**Provided material:**
** start **
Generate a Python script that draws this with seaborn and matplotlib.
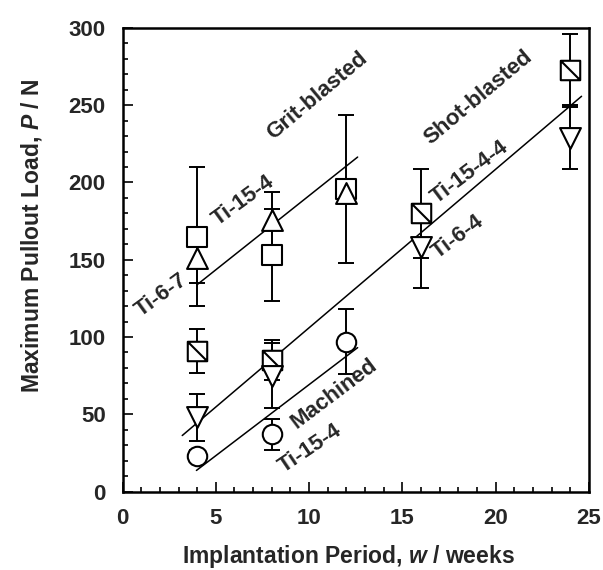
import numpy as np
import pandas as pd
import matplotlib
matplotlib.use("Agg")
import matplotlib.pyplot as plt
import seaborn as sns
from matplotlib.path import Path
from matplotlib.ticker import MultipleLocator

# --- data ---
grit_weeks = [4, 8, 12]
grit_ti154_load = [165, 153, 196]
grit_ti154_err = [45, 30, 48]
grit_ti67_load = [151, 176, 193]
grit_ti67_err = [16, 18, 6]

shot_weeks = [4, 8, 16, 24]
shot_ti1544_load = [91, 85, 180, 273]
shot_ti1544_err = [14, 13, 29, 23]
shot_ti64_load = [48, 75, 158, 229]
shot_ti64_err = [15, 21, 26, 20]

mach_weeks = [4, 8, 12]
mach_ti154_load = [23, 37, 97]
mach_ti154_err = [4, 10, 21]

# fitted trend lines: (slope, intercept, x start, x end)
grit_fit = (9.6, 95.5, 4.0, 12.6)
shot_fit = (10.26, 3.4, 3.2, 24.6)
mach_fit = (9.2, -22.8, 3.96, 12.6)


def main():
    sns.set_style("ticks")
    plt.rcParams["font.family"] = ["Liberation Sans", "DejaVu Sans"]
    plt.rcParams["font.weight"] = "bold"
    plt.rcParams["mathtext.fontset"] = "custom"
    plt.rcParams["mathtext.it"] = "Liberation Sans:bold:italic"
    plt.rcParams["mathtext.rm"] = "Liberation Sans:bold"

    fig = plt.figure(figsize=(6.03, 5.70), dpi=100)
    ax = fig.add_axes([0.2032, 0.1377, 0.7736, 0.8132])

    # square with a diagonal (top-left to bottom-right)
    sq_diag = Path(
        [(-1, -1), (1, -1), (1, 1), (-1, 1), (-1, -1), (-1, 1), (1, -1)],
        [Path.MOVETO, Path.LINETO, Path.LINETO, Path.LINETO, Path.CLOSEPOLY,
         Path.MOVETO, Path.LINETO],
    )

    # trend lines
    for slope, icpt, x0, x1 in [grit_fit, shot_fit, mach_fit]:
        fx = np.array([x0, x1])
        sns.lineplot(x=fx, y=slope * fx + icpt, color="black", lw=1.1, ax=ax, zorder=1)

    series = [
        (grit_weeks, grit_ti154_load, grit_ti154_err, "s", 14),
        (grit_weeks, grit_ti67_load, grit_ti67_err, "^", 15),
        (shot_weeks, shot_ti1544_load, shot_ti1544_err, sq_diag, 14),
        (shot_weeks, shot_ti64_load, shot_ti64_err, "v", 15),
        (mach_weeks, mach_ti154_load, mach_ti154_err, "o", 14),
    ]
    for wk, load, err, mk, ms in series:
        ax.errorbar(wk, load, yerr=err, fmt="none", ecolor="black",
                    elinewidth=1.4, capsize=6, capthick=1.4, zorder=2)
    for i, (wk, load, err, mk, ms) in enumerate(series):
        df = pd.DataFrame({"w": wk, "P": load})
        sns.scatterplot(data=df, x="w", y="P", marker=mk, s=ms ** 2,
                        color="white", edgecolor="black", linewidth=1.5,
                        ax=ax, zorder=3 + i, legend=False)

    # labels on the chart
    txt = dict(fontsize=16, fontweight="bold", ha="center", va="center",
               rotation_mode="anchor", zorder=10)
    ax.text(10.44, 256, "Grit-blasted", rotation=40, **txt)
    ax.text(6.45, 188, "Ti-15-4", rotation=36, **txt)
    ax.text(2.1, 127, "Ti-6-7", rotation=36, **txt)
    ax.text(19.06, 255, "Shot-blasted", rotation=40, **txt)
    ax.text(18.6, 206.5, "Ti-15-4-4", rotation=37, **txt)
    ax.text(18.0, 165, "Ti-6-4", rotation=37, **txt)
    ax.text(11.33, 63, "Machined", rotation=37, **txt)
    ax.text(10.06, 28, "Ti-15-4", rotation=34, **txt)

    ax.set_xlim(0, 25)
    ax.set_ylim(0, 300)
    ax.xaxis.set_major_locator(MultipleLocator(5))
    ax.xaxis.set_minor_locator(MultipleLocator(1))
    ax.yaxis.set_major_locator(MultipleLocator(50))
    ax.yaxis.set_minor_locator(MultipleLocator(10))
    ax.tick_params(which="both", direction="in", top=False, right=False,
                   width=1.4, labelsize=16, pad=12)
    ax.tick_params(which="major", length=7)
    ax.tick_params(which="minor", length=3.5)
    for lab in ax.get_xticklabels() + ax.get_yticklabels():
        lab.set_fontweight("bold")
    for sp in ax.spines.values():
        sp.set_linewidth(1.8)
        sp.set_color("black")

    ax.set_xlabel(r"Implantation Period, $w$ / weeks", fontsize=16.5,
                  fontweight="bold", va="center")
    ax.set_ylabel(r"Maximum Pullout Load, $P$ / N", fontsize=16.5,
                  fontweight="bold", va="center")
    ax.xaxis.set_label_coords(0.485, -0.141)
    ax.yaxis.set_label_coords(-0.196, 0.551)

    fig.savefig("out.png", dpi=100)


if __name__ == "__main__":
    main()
** end **
Return nothing but the lines running from the start of the data to the line with "from matplotlib.ticker import MultipleLocator", please, both ends included and no pictures.

Generate a Python script that draws this with seaborn and matplotlib.
import numpy as np
import pandas as pd
import matplotlib
matplotlib.use("Agg")
import matplotlib.pyplot as plt
import seaborn as sns
from matplotlib.path import Path
from matplotlib.ticker import MultipleLocator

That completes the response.